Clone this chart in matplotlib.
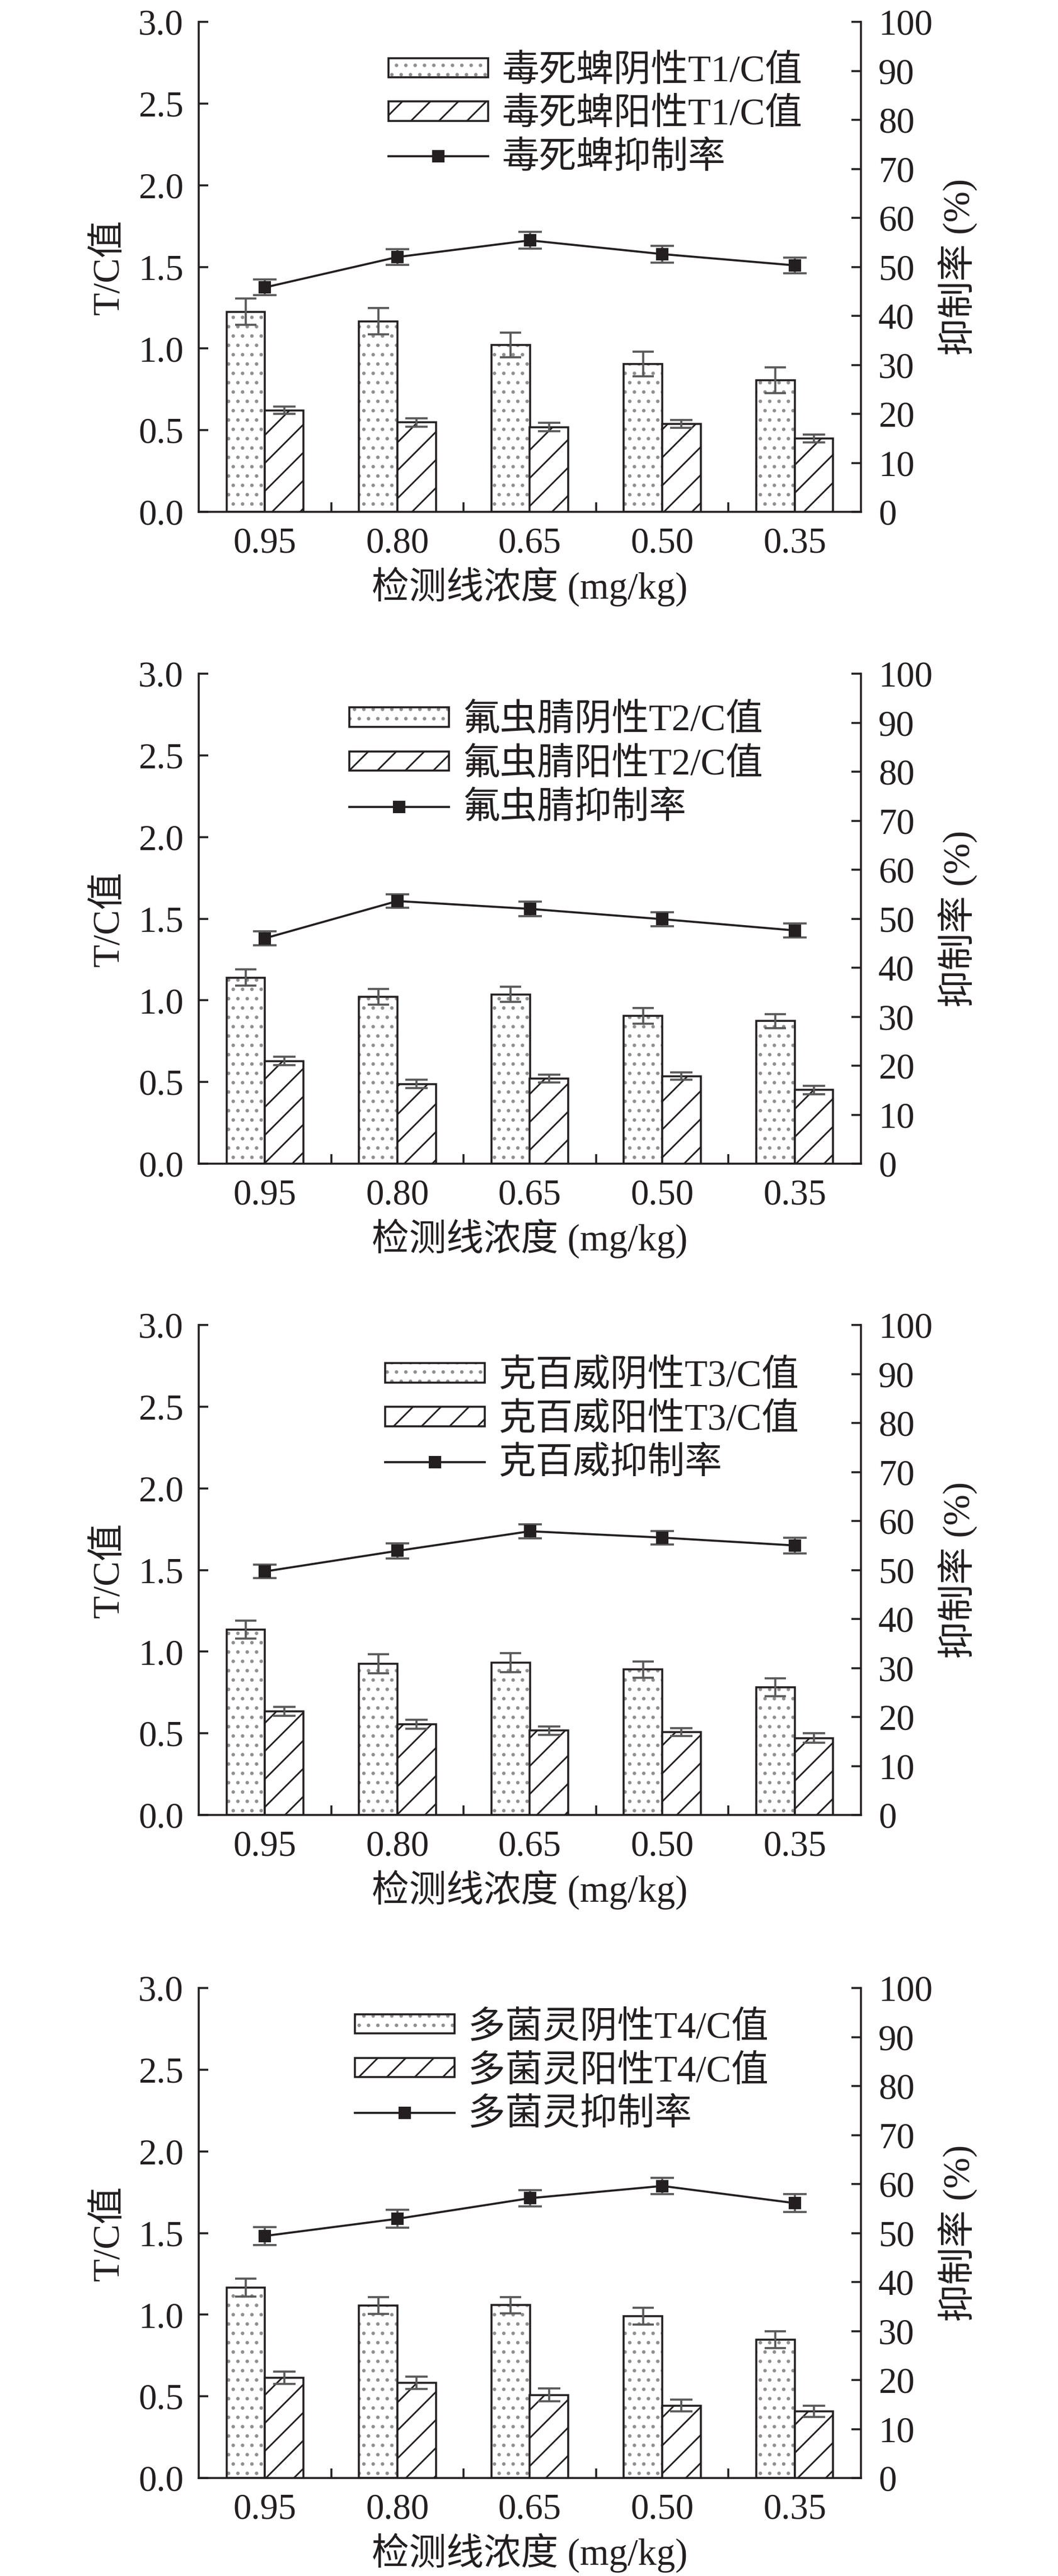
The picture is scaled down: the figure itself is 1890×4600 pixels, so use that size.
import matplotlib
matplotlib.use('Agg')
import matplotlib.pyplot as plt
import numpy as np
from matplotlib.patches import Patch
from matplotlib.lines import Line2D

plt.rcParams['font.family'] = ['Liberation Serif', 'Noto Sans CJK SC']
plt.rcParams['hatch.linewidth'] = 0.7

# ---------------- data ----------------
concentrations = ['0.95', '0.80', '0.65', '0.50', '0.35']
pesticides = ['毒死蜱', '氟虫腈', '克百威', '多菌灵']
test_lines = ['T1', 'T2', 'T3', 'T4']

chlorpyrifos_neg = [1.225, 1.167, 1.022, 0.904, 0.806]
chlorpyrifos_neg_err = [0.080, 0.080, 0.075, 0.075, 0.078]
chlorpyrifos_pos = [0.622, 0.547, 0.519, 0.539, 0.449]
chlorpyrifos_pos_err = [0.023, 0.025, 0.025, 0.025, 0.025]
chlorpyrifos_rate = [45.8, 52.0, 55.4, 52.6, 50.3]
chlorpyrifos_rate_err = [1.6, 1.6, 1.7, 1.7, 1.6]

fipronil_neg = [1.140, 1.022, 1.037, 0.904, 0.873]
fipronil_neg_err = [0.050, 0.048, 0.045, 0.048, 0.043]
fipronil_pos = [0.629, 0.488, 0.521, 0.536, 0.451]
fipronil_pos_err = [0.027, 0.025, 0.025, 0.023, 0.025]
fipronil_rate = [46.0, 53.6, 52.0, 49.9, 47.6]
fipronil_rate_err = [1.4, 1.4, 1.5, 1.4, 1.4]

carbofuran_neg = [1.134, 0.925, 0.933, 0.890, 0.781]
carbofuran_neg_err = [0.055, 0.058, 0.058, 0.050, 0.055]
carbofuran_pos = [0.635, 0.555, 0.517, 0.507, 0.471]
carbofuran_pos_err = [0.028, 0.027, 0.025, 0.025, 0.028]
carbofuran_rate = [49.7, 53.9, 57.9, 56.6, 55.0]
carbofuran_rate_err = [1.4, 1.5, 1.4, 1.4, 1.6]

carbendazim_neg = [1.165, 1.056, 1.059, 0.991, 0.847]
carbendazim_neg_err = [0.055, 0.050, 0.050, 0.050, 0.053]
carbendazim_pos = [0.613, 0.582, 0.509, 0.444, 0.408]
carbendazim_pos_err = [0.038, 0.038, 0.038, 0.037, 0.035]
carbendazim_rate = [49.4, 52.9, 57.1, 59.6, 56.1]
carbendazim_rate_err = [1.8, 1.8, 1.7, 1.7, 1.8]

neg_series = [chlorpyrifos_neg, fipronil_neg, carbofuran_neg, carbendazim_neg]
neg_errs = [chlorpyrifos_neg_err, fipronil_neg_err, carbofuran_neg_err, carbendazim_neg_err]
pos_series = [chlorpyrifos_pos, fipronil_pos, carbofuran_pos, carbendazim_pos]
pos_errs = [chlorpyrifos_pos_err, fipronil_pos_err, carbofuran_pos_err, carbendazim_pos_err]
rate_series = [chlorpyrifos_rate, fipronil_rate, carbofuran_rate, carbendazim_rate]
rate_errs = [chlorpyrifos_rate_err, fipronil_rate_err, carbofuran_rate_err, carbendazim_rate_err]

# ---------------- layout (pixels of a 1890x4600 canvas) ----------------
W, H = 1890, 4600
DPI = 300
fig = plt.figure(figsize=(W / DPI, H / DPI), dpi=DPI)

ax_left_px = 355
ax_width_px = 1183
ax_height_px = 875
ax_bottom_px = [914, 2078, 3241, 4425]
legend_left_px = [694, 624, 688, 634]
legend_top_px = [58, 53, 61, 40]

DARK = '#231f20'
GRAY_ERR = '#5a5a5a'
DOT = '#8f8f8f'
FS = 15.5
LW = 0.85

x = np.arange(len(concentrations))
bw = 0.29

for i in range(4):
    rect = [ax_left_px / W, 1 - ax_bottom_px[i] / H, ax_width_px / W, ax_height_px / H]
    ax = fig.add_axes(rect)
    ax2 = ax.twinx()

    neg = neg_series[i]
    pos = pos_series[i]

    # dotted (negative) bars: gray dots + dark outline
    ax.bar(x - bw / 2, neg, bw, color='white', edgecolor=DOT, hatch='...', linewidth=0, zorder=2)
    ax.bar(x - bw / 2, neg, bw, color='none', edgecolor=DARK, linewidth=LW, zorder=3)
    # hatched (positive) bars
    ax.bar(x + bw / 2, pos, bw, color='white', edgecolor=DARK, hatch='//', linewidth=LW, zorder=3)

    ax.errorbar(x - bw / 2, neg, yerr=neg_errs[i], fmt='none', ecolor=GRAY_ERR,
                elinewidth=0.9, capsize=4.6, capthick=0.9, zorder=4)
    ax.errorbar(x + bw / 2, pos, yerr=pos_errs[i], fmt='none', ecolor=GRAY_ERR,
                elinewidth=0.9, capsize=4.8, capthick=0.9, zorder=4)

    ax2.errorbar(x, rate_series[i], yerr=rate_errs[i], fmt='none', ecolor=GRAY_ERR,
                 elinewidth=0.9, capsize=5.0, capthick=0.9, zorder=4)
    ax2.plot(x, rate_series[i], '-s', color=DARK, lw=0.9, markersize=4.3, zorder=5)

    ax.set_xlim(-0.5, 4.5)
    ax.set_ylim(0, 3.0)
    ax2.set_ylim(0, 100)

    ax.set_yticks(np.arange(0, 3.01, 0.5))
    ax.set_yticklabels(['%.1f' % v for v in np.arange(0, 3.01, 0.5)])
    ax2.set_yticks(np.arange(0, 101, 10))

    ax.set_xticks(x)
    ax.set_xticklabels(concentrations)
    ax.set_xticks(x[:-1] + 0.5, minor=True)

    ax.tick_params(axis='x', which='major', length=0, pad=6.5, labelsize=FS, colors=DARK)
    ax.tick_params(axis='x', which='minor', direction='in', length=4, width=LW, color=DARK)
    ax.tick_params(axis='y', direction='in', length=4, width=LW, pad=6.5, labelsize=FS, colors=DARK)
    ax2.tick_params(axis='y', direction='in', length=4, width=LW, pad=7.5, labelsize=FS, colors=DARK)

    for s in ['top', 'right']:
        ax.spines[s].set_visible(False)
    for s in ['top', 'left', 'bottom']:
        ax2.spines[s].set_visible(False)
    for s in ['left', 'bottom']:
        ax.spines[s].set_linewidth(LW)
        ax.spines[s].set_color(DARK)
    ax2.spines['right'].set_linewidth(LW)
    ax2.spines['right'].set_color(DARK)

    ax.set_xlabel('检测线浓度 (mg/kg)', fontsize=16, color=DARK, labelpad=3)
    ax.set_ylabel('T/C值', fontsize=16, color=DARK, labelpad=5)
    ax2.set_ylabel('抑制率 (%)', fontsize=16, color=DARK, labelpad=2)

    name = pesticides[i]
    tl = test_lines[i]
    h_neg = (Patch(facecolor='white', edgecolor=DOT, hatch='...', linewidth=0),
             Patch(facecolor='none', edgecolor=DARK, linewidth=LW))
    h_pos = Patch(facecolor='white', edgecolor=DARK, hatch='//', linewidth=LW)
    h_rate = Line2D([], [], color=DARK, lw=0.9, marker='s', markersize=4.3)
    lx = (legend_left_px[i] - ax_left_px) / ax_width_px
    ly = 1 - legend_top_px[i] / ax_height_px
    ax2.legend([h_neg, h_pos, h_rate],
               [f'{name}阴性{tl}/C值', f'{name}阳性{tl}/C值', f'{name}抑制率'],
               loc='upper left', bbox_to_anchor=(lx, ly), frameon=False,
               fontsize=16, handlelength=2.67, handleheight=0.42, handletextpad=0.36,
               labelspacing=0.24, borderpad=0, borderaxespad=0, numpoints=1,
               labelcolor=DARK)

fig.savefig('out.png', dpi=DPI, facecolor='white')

=-=-=

■ Task brief ■
Leave out the pictures and repeat the lines from the start of the material through the line with "from matplotlib.lines import Line2D", inclusive.

■ Response to this task ■
Clone this chart in matplotlib.
The picture is scaled down: the figure itself is 1890×4600 pixels, so use that size.
import matplotlib
matplotlib.use('Agg')
import matplotlib.pyplot as plt
import numpy as np
from matplotlib.patches import Patch
from matplotlib.lines import Line2D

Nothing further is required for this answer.